• _WHAT YOU WILL DO_:
Copy out every line containing the word "this".

• _SUPPLIED INFORMATION_:
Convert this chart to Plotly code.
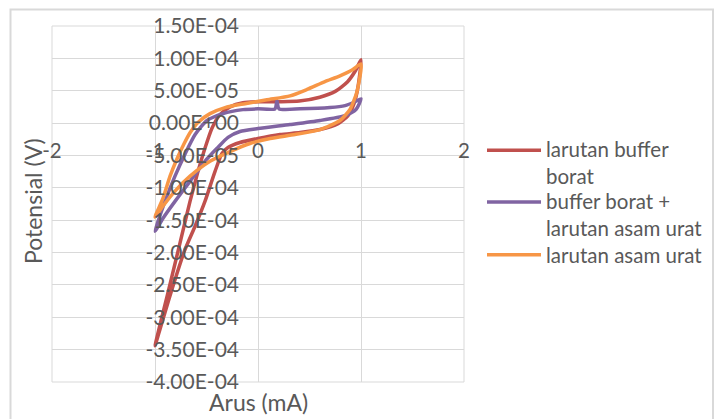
---
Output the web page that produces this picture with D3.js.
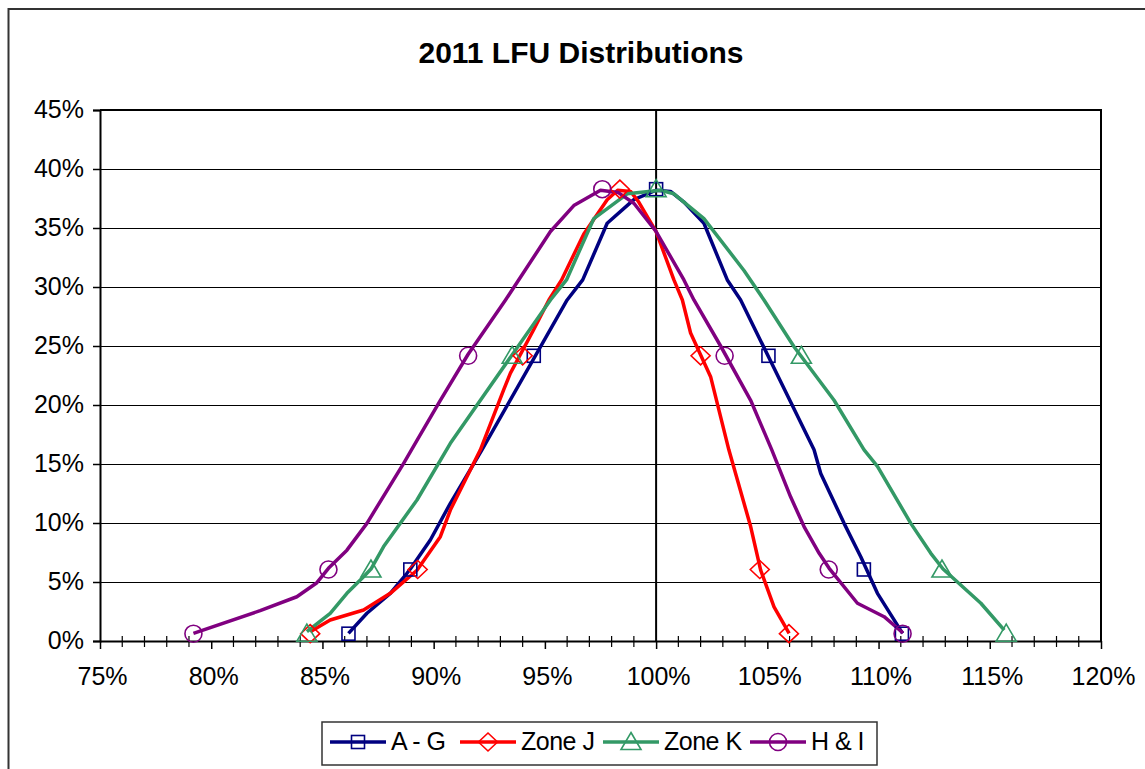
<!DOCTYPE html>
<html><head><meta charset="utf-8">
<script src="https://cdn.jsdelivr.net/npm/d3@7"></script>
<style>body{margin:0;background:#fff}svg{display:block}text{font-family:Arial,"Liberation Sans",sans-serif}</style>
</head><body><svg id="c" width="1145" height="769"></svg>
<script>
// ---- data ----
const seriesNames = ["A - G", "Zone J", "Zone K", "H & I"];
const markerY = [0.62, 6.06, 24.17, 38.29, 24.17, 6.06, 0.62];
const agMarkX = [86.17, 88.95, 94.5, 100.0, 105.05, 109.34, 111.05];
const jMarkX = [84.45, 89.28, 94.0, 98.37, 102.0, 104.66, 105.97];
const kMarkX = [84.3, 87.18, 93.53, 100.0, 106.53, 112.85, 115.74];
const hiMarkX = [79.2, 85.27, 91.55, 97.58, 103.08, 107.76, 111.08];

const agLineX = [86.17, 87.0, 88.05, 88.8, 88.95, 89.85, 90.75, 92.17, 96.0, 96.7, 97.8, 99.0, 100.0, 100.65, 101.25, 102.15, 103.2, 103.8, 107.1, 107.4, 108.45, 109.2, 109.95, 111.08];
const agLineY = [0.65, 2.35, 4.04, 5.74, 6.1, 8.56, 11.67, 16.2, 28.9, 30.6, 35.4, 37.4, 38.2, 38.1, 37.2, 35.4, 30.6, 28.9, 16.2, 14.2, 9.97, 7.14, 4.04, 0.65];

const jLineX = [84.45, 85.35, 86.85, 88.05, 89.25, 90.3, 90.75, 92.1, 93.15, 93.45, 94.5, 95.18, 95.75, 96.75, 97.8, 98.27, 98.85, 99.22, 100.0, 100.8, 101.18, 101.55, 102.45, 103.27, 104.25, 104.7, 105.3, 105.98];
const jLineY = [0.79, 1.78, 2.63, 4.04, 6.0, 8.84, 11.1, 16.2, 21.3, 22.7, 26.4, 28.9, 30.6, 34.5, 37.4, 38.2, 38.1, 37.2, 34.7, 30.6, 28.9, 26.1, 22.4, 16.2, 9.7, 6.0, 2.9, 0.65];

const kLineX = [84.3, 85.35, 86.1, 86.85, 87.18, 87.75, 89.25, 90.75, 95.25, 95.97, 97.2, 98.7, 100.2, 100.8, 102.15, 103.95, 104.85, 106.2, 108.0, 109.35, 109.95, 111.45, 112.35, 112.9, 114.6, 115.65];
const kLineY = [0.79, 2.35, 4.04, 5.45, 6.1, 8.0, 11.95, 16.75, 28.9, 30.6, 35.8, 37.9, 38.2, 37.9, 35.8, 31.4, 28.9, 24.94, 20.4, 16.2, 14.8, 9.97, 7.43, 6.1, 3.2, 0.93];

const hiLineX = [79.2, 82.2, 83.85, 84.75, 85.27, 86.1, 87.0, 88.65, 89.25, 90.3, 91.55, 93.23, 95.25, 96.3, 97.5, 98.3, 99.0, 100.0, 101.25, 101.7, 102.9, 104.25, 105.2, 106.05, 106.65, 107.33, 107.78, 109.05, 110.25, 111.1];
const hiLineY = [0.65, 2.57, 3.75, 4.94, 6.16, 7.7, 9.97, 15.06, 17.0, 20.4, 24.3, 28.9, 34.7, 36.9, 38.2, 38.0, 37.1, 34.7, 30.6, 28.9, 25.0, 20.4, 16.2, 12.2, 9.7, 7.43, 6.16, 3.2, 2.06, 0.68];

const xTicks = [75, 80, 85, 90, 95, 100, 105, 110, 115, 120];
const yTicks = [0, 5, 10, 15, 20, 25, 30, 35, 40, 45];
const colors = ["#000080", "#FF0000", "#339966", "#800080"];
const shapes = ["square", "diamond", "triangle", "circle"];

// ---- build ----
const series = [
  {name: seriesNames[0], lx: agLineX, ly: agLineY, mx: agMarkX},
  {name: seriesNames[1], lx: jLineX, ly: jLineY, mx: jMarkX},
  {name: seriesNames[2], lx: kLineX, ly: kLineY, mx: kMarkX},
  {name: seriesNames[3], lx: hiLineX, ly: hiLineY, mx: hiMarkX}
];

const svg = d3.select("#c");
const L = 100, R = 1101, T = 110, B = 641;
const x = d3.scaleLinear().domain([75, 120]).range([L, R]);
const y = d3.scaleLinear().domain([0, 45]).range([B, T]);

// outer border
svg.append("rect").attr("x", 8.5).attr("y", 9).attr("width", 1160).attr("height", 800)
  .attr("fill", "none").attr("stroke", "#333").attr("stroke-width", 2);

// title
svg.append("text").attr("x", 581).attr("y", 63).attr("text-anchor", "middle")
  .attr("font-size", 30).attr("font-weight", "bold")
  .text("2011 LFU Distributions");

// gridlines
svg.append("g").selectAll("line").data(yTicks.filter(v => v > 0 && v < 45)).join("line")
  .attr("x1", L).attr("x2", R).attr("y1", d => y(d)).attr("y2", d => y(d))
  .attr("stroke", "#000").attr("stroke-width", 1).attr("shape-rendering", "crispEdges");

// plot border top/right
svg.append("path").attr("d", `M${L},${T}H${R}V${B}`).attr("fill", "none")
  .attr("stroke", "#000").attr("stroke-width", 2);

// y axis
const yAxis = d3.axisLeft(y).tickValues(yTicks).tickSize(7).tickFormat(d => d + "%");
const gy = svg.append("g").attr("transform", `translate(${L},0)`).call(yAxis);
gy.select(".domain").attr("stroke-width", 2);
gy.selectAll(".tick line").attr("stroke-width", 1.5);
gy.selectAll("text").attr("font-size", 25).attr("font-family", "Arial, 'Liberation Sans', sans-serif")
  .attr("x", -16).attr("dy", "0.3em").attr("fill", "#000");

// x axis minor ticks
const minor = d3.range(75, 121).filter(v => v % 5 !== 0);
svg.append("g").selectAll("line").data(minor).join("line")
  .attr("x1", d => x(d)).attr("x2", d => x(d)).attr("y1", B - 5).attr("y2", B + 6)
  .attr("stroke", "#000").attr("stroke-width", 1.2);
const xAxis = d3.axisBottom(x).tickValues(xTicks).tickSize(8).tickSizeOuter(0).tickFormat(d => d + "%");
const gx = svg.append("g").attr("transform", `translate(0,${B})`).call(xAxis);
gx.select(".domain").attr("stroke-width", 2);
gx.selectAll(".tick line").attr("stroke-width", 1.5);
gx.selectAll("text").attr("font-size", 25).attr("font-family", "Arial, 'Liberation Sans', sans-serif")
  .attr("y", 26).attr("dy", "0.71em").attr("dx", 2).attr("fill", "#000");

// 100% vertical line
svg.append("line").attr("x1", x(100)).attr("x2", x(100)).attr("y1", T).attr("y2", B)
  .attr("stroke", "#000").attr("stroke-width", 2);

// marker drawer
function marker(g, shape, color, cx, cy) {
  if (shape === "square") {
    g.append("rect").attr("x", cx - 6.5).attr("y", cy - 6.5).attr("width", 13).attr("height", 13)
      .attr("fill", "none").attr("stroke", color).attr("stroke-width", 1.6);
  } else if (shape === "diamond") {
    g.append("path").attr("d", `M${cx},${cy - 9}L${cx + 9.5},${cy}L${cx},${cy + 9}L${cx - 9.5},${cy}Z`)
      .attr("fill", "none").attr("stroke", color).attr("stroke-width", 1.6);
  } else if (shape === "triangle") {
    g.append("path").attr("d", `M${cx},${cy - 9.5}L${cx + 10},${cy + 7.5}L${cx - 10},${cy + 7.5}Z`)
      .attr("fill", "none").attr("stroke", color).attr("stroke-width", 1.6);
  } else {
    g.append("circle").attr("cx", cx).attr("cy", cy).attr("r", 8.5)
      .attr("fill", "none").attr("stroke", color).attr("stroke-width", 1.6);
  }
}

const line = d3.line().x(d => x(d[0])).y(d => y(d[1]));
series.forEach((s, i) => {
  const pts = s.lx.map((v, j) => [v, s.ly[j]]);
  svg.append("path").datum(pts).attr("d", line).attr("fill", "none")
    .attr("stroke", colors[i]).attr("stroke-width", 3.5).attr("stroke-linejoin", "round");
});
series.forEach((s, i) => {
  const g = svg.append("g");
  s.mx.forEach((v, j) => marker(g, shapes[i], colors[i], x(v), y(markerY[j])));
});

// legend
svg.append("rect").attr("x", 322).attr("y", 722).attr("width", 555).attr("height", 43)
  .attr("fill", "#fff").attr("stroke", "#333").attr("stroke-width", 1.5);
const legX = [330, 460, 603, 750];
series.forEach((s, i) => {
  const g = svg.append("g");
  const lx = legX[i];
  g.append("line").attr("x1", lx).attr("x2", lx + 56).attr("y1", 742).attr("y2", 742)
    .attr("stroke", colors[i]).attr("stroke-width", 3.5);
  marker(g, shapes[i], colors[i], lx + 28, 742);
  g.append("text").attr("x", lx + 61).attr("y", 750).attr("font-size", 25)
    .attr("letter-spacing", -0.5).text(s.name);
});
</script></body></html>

• _THE RESULT_:
Convert this chart to Plotly code.
Output the web page that produces this picture with D3.js.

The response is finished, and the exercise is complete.